Long-duration storage could be key to reliability


Tuesday, 24 September, 2024

Long-duration storage could be key to reliability

A new report has found that long-duration energy storage (LDES) could play a critical role in maintaining Australia’s energy reliability as coal plants retire over the next decade.

Currently, there is plenty of short (2-hour) and medium (4-hour) storage being built across the nation, but uptake of long-duration storage has been slower due to a lack of policy support and market incentives.

Now that there are clear mechanisms in place helping to attract short-duration storage projects, developers are urging policymakers to shift their attention to long-duration storage, which can deliver electricity to the grid for 8+ hours.

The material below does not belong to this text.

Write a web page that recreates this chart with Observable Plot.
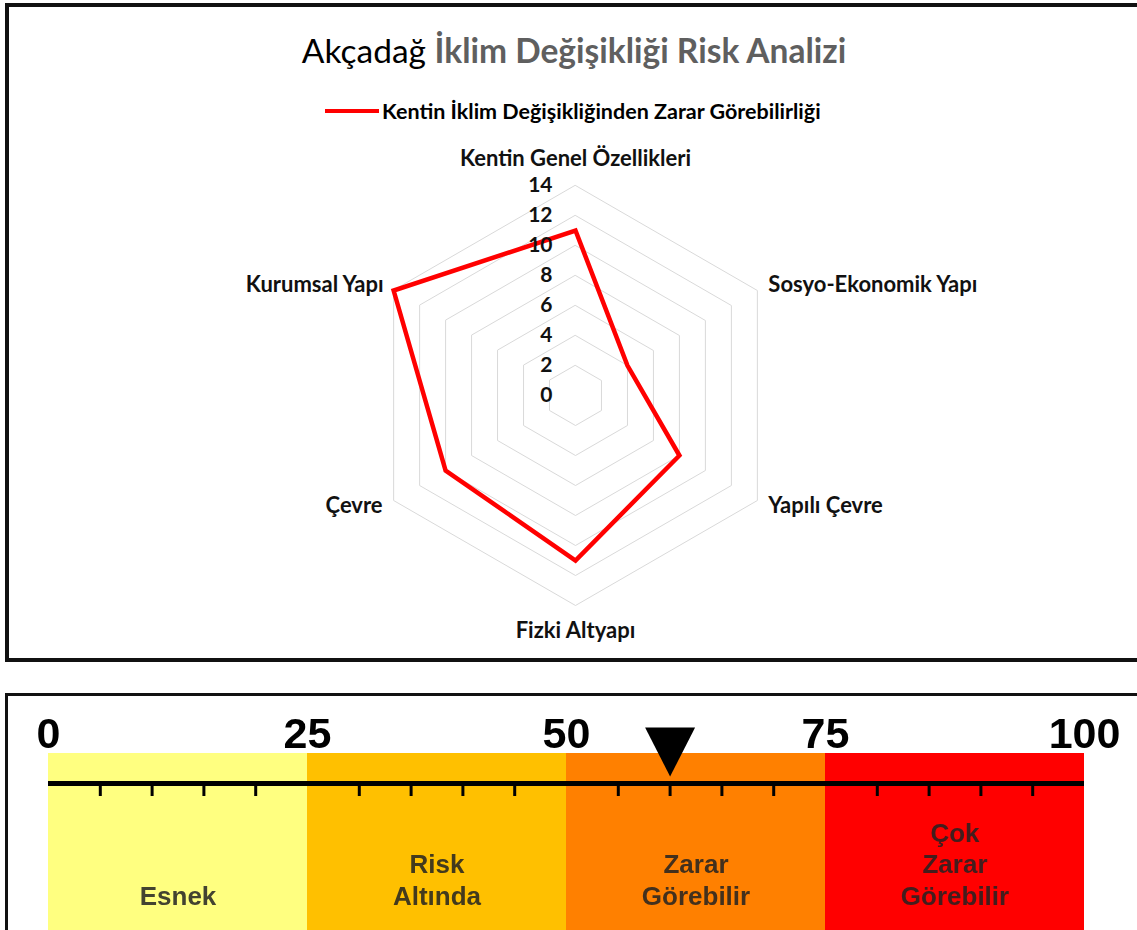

The report, by Endgame Economics, was commissioned by a group of LDES developers including Canadian company Hydrostor, which has Australian offices in Melbourne and Adelaide. It found that a portfolio of storage across different durations is essential to provide resilience, system benefits and lower cost compared to portfolios composed of only shorter-duration storages.

Endgame Economics calculated the long-run marginal cost (LRMC) across four different scenarios from 2035–40, finding that a mixed portfolio of storage options was 38% cheaper than alternatives, at $90/MWh, compared to $145/MWh for a system reliant on 2-hour storage.

“Policymakers across the country have done an excellent job of attracting intermittent renewables and short-duration storage projects into our energy system, making Australia a world leader in solar and lithium battery storage,” said Martin Becker, Senior Vice-President – Origination & Development (Australia) at Hydrostor.

“Now, focus needs to shift to the next frontier of the energy transition: long-duration storage. This report demonstrates the clear need for long-duration storage to keep costs down for households and businesses.”

Becker said that coal-fired power stations still account for a significant proportion of the nation’s energy generation, doing most of the heavy lifting overnight. “Long-duration storage offers an emission-free, like-for-like replacement that can play the same role at far lower cost than lithium BESS,” he said.

“Without investing in these types of projects today, there will be limited availability of deeper and cheaper storage to deliver reliable, affordable energy post 2030.”